_Information supplied_
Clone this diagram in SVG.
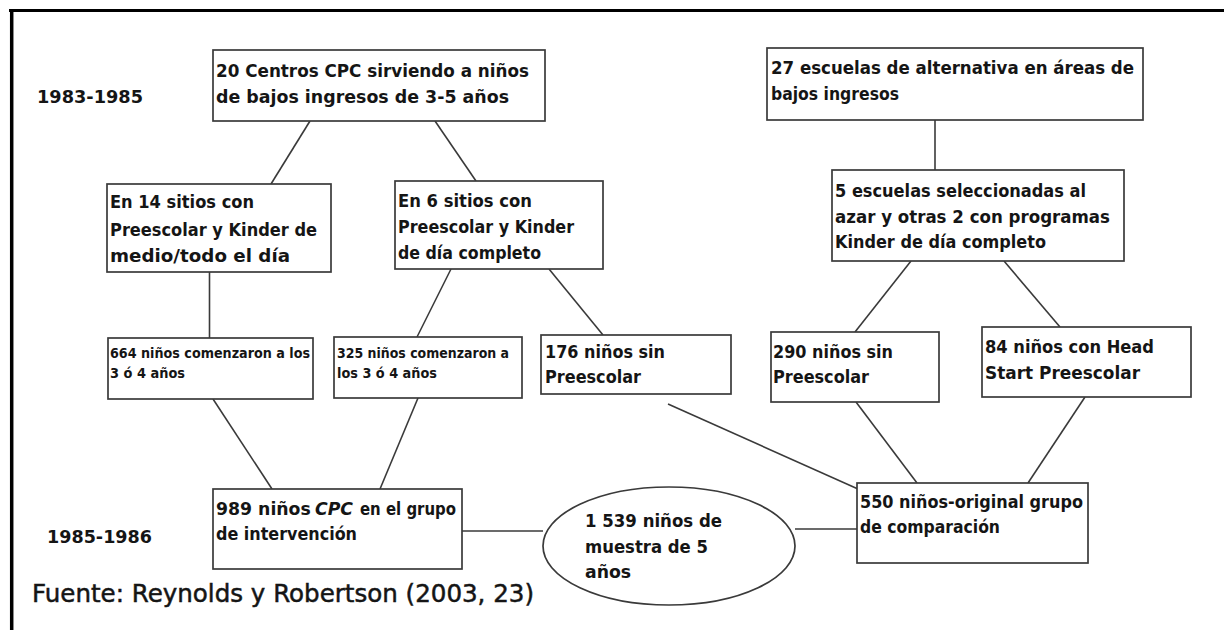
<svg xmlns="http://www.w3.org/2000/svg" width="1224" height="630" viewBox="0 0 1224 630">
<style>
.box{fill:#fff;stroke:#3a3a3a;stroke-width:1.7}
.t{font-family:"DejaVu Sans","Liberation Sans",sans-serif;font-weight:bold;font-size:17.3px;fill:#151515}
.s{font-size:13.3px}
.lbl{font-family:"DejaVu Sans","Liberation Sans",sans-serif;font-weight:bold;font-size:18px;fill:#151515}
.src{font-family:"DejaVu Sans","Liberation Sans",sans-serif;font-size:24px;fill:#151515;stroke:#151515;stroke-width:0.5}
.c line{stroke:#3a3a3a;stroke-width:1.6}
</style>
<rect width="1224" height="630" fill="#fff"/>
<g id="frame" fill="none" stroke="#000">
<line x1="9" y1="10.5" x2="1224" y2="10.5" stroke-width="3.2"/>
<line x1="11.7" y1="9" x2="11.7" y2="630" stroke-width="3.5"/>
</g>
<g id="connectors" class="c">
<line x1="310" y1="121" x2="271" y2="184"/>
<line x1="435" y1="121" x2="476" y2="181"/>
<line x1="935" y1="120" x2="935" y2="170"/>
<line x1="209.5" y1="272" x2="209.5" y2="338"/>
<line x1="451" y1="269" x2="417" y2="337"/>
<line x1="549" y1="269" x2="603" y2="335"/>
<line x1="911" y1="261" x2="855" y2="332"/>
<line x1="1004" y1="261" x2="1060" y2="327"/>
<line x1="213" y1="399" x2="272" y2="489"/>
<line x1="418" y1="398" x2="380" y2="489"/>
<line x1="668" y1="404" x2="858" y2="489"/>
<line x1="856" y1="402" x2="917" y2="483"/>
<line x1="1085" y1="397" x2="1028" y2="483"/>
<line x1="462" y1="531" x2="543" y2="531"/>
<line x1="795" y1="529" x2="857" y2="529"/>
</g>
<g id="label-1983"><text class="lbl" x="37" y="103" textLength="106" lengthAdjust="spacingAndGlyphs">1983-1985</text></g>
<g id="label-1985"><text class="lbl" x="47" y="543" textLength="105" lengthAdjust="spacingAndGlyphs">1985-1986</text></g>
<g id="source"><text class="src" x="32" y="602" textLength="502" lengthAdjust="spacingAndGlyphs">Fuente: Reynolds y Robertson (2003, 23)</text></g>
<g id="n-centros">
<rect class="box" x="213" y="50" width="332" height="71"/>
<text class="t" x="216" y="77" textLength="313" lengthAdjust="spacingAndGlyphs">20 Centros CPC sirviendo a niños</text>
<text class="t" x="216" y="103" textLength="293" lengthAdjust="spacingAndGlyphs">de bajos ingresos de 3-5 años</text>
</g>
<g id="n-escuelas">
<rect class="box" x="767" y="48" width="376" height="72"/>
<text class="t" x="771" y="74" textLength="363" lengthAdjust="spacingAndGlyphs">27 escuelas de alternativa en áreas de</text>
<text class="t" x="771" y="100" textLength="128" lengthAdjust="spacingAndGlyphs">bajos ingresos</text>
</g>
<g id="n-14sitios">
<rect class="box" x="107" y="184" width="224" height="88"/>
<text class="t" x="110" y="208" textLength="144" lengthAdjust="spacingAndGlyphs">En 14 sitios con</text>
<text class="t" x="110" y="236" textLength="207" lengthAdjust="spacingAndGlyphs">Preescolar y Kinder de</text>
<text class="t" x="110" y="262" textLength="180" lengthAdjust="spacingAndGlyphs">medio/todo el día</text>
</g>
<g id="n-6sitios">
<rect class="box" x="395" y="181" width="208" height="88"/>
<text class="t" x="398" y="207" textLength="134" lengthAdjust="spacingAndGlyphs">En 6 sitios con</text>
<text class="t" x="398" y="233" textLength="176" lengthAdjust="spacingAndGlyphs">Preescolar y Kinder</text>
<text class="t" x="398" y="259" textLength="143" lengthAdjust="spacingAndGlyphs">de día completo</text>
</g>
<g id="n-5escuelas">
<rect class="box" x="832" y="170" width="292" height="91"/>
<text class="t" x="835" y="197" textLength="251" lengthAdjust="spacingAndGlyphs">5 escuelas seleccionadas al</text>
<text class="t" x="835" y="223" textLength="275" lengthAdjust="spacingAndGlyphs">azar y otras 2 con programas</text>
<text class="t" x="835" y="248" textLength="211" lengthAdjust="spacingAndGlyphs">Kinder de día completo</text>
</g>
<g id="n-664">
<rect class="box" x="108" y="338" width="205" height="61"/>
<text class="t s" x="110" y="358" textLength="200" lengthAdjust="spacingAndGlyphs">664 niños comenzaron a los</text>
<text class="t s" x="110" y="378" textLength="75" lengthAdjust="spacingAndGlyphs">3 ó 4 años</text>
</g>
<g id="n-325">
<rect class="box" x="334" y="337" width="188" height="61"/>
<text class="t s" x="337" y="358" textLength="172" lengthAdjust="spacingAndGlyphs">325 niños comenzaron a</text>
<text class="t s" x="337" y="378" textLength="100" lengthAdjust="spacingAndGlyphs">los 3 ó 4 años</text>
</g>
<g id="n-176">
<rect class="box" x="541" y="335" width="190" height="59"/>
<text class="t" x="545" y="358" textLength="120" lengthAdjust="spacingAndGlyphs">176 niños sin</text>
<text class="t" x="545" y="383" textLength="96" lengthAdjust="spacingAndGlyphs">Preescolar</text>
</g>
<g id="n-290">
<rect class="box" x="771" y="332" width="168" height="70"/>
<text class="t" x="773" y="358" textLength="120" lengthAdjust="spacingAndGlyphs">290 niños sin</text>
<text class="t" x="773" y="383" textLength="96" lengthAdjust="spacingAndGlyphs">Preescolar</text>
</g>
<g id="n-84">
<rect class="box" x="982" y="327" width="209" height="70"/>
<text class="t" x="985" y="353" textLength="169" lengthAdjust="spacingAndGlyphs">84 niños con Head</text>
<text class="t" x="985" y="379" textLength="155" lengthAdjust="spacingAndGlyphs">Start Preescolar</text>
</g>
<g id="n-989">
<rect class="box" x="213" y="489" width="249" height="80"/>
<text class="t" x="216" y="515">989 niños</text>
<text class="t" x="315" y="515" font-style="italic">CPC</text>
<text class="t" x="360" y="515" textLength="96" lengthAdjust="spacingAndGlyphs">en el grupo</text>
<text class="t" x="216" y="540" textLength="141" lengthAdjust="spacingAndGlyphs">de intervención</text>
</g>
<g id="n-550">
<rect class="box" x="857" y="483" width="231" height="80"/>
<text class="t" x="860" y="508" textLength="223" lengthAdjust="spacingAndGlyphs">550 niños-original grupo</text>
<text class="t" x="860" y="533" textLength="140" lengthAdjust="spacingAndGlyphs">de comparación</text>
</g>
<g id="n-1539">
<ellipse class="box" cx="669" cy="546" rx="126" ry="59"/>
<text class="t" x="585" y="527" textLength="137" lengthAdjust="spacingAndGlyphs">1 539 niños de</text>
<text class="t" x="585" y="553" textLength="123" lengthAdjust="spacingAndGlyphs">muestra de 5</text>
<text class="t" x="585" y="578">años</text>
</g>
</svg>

* * *

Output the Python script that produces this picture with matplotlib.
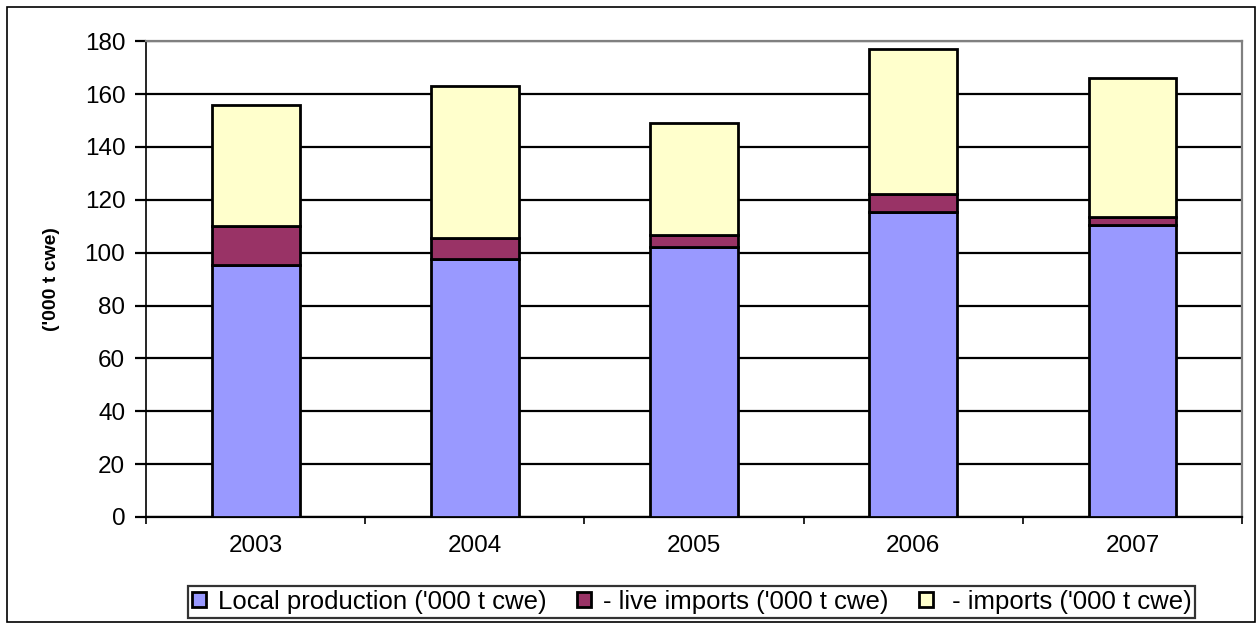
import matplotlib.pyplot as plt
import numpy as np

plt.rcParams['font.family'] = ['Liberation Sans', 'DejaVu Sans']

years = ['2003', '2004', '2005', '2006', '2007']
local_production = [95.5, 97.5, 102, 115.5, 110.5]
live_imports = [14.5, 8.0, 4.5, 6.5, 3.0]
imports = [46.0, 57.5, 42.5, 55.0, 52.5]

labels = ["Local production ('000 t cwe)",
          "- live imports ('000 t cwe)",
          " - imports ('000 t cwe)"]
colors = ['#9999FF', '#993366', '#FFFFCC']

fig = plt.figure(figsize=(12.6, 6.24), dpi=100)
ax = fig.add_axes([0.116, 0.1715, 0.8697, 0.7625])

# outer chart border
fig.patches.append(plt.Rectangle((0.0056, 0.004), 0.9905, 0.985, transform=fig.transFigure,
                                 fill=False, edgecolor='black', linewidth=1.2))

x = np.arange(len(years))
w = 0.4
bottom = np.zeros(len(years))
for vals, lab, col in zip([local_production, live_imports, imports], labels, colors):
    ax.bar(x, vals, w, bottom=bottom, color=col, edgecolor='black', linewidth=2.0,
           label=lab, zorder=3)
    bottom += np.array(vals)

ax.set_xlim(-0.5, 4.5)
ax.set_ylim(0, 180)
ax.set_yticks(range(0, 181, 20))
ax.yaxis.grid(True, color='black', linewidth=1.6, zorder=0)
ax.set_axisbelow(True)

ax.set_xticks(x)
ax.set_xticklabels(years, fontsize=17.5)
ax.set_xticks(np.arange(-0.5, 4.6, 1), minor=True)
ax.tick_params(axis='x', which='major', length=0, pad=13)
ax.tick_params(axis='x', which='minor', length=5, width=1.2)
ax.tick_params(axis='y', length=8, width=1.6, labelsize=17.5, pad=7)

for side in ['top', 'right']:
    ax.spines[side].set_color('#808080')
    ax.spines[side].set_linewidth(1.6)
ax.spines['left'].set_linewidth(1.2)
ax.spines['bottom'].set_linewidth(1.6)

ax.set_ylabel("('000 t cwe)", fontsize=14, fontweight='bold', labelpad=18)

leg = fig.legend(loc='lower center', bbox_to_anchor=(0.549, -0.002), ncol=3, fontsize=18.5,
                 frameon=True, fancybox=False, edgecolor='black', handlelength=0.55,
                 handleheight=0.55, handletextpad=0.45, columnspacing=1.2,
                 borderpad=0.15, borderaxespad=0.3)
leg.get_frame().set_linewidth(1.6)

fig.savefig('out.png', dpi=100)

_What is needed_
Using the data above, extract exactly the lines from the one containing "Output the Python" through the one containing "imports = [46.0, 57.5, 42.5, 55.0, 52.5]". Pictures are left out.

_Task response_
Output the Python script that produces this picture with matplotlib.
import matplotlib.pyplot as plt
import numpy as np

plt.rcParams['font.family'] = ['Liberation Sans', 'DejaVu Sans']

years = ['2003', '2004', '2005', '2006', '2007']
local_production = [95.5, 97.5, 102, 115.5, 110.5]
live_imports = [14.5, 8.0, 4.5, 6.5, 3.0]
imports = [46.0, 57.5, 42.5, 55.0, 52.5]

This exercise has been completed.